Ammunition Being Retired, Recycled -- Salvage Company Profits By Turning Modern-Day Swords Into Plowshares

HERNDON, W.Va. - Millions of old bullets, surplus of the Cold War, meet their inglorious end deep in the Appalachian Mountains.

Talon Manufacturing Inc., operating in an abandoned coal mine and schoolhouse, is recycling thousands of tons of bullets, brass casings and gunpowder, and even their metal storage boxes.

"This is a salvage operation. This is the junkyard of the ammunition business," said Charles Dublin, chief executive officer and a retired Marine major. "Recycling, buddy. That's what it's all about."

Talon began recycling small-arms ammunition as old bullets began piling up after 1988 environmental rules temporarily shut down incinerators where they were usually destroyed.

Some of the cartridges are up to 50 years old, once destined for M-1 rifles of World War II. Others are ammunition for modern M-16 rifles, .50-caliber machine guns and 20-mm cannons.

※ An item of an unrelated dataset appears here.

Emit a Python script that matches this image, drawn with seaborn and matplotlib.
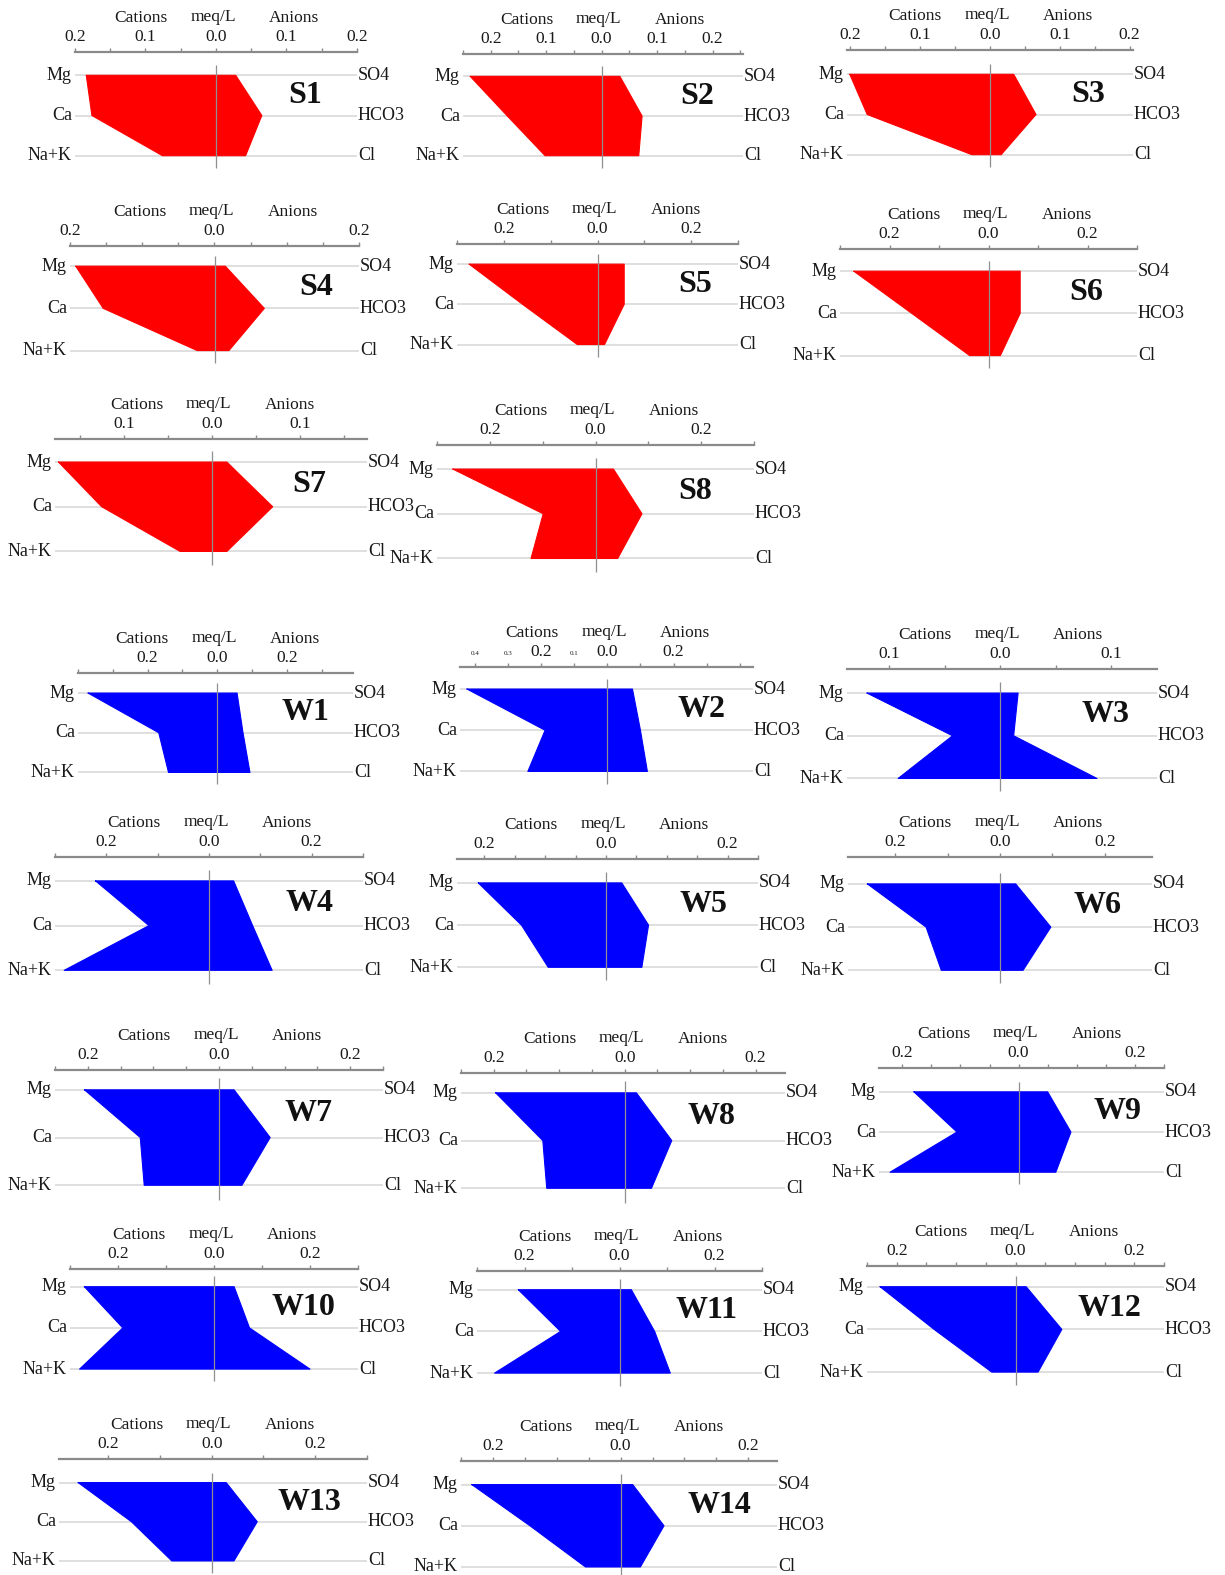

Officials say the military has too much obsolete and excess ammunition, less storage space because of base closings and greater restrictions on how to dispose of it.

Brig. Gen. Joe Arbuckle, deputy chief of staff for munitions at the Army Materiel Command in Alexandria, Va., said the excess ammunition is a product of the Cold War.

There are 400,000 tons of ammunition awaiting "demilitarization," and the stockpile is growing. Arbuckle said the military wants money to "demil" 110,000 tons a year through 2004. Meanwhile, ammunition plants make more.

About 4,000 tons a year are shipped to Talon's abandoned coal mine in Wyoming County where 170 people work.

On a recent afternoon, about 1,800 pallets rested in a dusty storage area surrounded by barbed wire, surveillance cameras and private guards while awaiting a further 11-mile trip by truck to a former high school for processing.

Nearby, 1.9 million fuses from artillery shells await recycling.

The modern equivalent of beating swords into plowshares is dangerous work.

The artillery fuses pack enough bang to blow away fingers. Primer from bullets is volatile until it is rendered chemically inert. And no one is careless with gunpowder.

The recycled materials are either shipped to a separate Talon division in Paw Paw to be reassembled into practice ammunition or sold as scrap.

Heavy metals and other environmental hazards are rendered harmless and disposed of.

Dublin said recycling small-caliber ammo will save the government about $70 million over 10 years.

The company expects up to $12 million in revenues this year.